Another risk is financing issues. Although large defense companies like Northrop Grumman are in a strong financial position with adequate access to finance, the smaller suppliers they rely on are not. Banks are increasingly cautious about lending to the sector due to concerns over long-term contracts, regulatory requirements, and the reputational risks associated with defense related financing. This reluctance to lend could hinder Northrop Grumman’s ability to expand or maintain its supply chain, especially if its smaller suppliers struggle to access the necessary capital.
Finally, defense budget uncertainty. While defense budgets are currently on the rise due to global tensions, future budget allocations are inherently uncertain.

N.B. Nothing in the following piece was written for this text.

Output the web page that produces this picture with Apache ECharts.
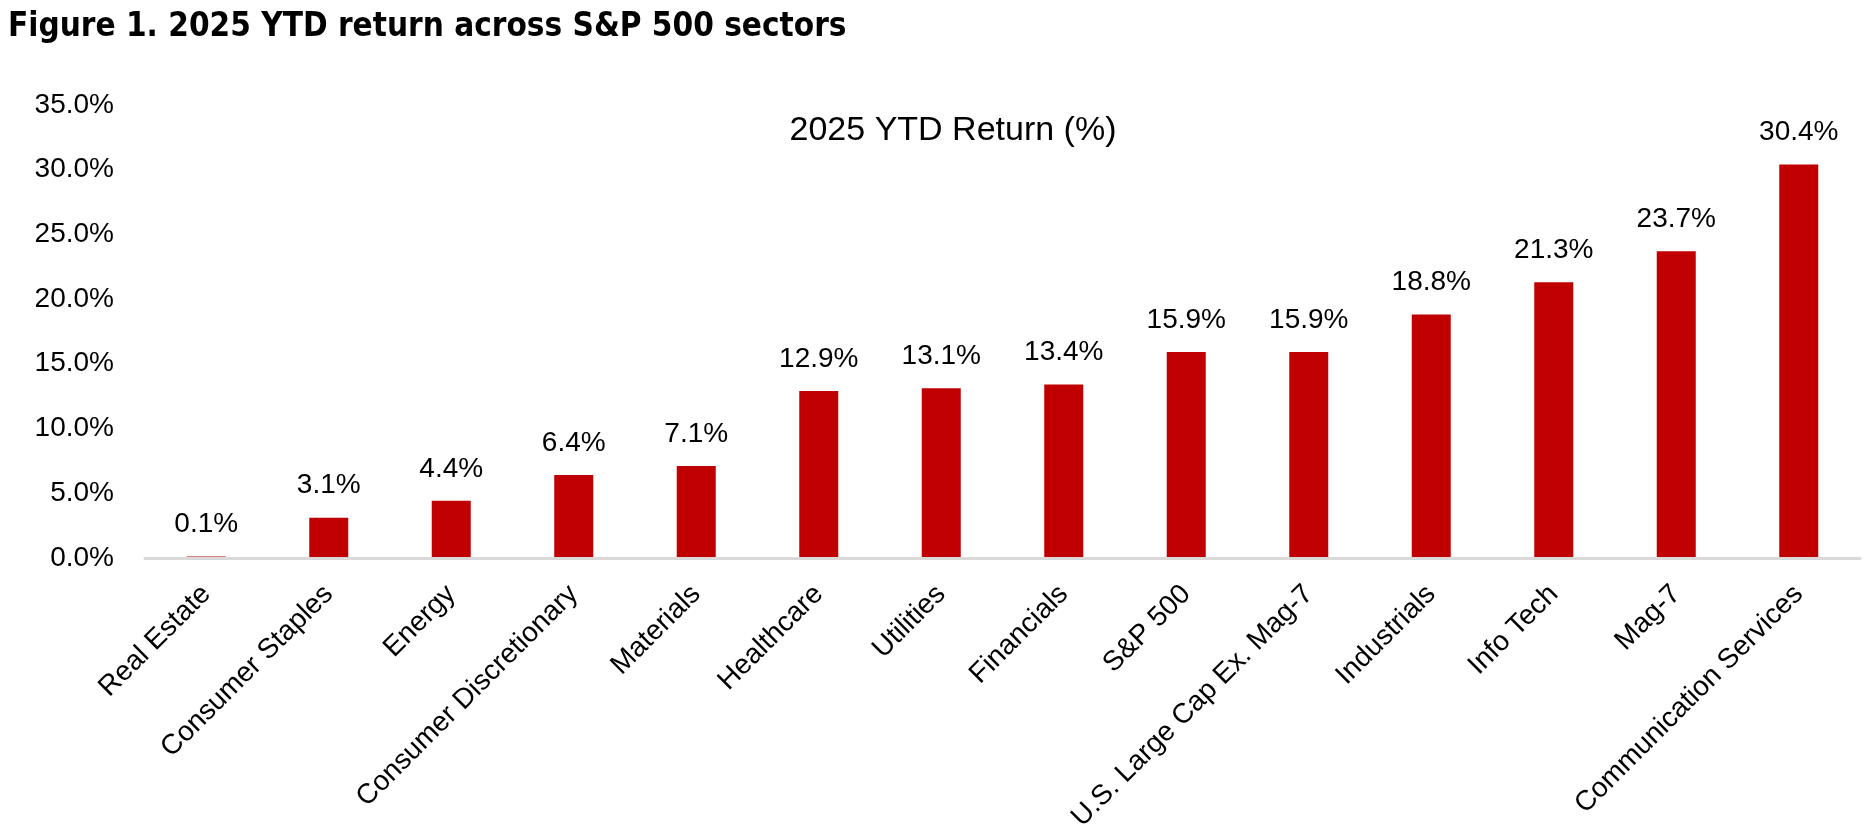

Changes in governments, their priorities, and economic downturns could all lead to changes in defense budgets. Northrop Grumman’s revenues are heavily reliant on defense contracts and the size of defense budgets, so if budgets reduce so will its revenues and profits.
Conclusion
Northrop Grumman offers a compelling investment opportunity in the coming years. With an expanding order book and anticipated increases in defense spending, the company is well positioned to capitalize on the growing demand for weapons and equipment. With strong free cash flow, the potential for increased shareholder returns in the form of buybacks and dividend is high. As a key player in the defense space, the company’s portfolio of weapons and financial strength ensure it will continue to be a key player in the defense space for the foreseeable future. I therefore rank the shares a buy with a predicted CAGR of 13% over the next 40 months.